Records with drawing code:
■ ■ ■
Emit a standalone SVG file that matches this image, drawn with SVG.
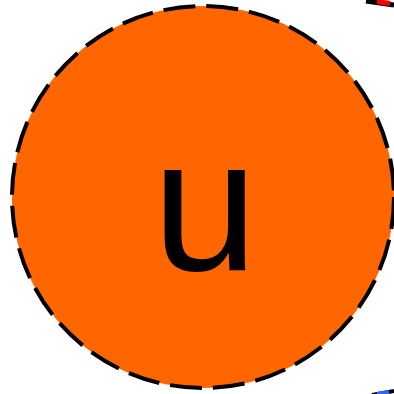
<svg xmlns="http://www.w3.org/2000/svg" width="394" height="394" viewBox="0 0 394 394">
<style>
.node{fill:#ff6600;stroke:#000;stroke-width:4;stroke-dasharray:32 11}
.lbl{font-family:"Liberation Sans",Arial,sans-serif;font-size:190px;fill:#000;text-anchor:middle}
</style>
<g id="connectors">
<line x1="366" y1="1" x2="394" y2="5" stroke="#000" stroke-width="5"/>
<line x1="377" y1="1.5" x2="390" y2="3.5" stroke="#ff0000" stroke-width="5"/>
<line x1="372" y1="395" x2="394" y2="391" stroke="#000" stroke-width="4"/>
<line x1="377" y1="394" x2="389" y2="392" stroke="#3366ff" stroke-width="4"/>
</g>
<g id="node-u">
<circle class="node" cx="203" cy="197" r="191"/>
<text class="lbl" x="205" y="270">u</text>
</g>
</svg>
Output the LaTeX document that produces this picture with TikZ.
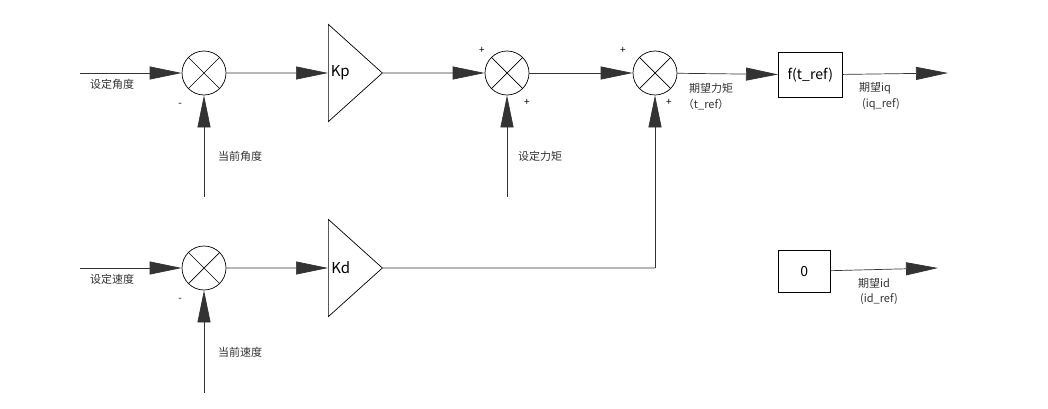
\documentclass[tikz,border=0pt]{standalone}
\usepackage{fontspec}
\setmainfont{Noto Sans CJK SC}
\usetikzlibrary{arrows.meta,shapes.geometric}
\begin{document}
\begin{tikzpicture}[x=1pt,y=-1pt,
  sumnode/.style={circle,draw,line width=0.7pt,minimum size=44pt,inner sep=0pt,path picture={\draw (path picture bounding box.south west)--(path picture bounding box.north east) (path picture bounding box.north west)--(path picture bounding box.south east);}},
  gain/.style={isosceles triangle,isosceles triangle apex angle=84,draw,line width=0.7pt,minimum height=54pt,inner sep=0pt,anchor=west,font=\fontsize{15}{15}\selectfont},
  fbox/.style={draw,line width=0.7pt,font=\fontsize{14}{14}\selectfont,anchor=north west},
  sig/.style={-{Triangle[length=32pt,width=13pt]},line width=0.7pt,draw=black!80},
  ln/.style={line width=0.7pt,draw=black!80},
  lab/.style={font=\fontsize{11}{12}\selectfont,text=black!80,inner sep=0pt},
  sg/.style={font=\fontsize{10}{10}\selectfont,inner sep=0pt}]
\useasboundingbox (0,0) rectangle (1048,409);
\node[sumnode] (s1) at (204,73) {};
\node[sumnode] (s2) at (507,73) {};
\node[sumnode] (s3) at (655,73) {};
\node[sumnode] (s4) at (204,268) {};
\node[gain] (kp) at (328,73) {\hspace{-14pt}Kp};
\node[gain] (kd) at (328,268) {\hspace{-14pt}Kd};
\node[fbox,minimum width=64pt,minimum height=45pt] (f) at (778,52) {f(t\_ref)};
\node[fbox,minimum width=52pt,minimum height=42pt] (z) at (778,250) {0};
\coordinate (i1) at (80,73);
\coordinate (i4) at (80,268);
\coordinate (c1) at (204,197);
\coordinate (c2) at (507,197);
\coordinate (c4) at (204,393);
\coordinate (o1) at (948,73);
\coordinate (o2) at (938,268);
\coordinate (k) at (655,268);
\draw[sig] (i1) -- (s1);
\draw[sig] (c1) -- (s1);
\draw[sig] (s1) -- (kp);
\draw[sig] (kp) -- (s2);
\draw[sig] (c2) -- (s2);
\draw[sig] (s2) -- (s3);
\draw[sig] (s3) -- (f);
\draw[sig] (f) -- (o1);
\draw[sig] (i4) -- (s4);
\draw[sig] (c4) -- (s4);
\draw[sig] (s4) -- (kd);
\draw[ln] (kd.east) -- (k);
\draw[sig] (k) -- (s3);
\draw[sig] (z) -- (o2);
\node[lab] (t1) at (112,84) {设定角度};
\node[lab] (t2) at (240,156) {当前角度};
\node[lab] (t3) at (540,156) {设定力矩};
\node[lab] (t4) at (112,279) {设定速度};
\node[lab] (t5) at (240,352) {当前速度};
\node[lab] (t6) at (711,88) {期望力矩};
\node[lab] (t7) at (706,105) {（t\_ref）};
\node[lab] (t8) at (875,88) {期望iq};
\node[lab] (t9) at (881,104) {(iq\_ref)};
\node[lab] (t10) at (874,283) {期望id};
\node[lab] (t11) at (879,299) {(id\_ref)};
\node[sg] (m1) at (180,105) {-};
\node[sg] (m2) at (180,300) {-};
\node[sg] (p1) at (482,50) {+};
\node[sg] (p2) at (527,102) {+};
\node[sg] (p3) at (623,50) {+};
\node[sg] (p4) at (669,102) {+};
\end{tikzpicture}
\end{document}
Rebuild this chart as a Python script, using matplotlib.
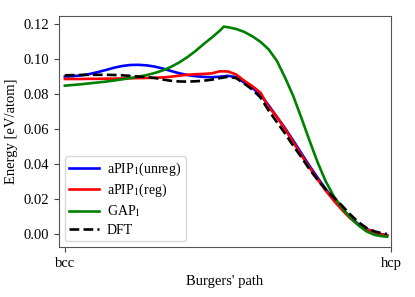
■ ■ ■
Exercise details: Print all of the entries word for word. Skip any images they contain.

Output of the exercise:
Emit a standalone SVG file that matches this image, drawn with SVG.
<svg xmlns="http://www.w3.org/2000/svg" width="394" height="394" viewBox="0 0 394 394">
<style>
.node{fill:#ff6600;stroke:#000;stroke-width:4;stroke-dasharray:32 11}
.lbl{font-family:"Liberation Sans",Arial,sans-serif;font-size:190px;fill:#000;text-anchor:middle}
</style>
<g id="connectors">
<line x1="366" y1="1" x2="394" y2="5" stroke="#000" stroke-width="5"/>
<line x1="377" y1="1.5" x2="390" y2="3.5" stroke="#ff0000" stroke-width="5"/>
<line x1="372" y1="395" x2="394" y2="391" stroke="#000" stroke-width="4"/>
<line x1="377" y1="394" x2="389" y2="392" stroke="#3366ff" stroke-width="4"/>
</g>
<g id="node-u">
<circle class="node" cx="203" cy="197" r="191"/>
<text class="lbl" x="205" y="270">u</text>
</g>
</svg>
Output the LaTeX document that produces this picture with TikZ.
\documentclass[tikz,border=0pt]{standalone}
\usepackage{fontspec}
\setmainfont{Noto Sans CJK SC}
\usetikzlibrary{arrows.meta,shapes.geometric}
\begin{document}
\begin{tikzpicture}[x=1pt,y=-1pt,
  sumnode/.style={circle,draw,line width=0.7pt,minimum size=44pt,inner sep=0pt,path picture={\draw (path picture bounding box.south west)--(path picture bounding box.north east) (path picture bounding box.north west)--(path picture bounding box.south east);}},
  gain/.style={isosceles triangle,isosceles triangle apex angle=84,draw,line width=0.7pt,minimum height=54pt,inner sep=0pt,anchor=west,font=\fontsize{15}{15}\selectfont},
  fbox/.style={draw,line width=0.7pt,font=\fontsize{14}{14}\selectfont,anchor=north west},
  sig/.style={-{Triangle[length=32pt,width=13pt]},line width=0.7pt,draw=black!80},
  ln/.style={line width=0.7pt,draw=black!80},
  lab/.style={font=\fontsize{11}{12}\selectfont,text=black!80,inner sep=0pt},
  sg/.style={font=\fontsize{10}{10}\selectfont,inner sep=0pt}]
\useasboundingbox (0,0) rectangle (1048,409);
\node[sumnode] (s1) at (204,73) {};
\node[sumnode] (s2) at (507,73) {};
\node[sumnode] (s3) at (655,73) {};
\node[sumnode] (s4) at (204,268) {};
\node[gain] (kp) at (328,73) {\hspace{-14pt}Kp};
\node[gain] (kd) at (328,268) {\hspace{-14pt}Kd};
\node[fbox,minimum width=64pt,minimum height=45pt] (f) at (778,52) {f(t\_ref)};
\node[fbox,minimum width=52pt,minimum height=42pt] (z) at (778,250) {0};
\coordinate (i1) at (80,73);
\coordinate (i4) at (80,268);
\coordinate (c1) at (204,197);
\coordinate (c2) at (507,197);
\coordinate (c4) at (204,393);
\coordinate (o1) at (948,73);
\coordinate (o2) at (938,268);
\coordinate (k) at (655,268);
\draw[sig] (i1) -- (s1);
\draw[sig] (c1) -- (s1);
\draw[sig] (s1) -- (kp);
\draw[sig] (kp) -- (s2);
\draw[sig] (c2) -- (s2);
\draw[sig] (s2) -- (s3);
\draw[sig] (s3) -- (f);
\draw[sig] (f) -- (o1);
\draw[sig] (i4) -- (s4);
\draw[sig] (c4) -- (s4);
\draw[sig] (s4) -- (kd);
\draw[ln] (kd.east) -- (k);
\draw[sig] (k) -- (s3);
\draw[sig] (z) -- (o2);
\node[lab] (t1) at (112,84) {设定角度};
\node[lab] (t2) at (240,156) {当前角度};
\node[lab] (t3) at (540,156) {设定力矩};
\node[lab] (t4) at (112,279) {设定速度};
\node[lab] (t5) at (240,352) {当前速度};
\node[lab] (t6) at (711,88) {期望力矩};
\node[lab] (t7) at (706,105) {（t\_ref）};
\node[lab] (t8) at (875,88) {期望iq};
\node[lab] (t9) at (881,104) {(iq\_ref)};
\node[lab] (t10) at (874,283) {期望id};
\node[lab] (t11) at (879,299) {(id\_ref)};
\node[sg] (m1) at (180,105) {-};
\node[sg] (m2) at (180,300) {-};
\node[sg] (p1) at (482,50) {+};
\node[sg] (p2) at (527,102) {+};
\node[sg] (p3) at (623,50) {+};
\node[sg] (p4) at (669,102) {+};
\end{tikzpicture}
\end{document}
Rebuild this chart as a Python script, using matplotlib.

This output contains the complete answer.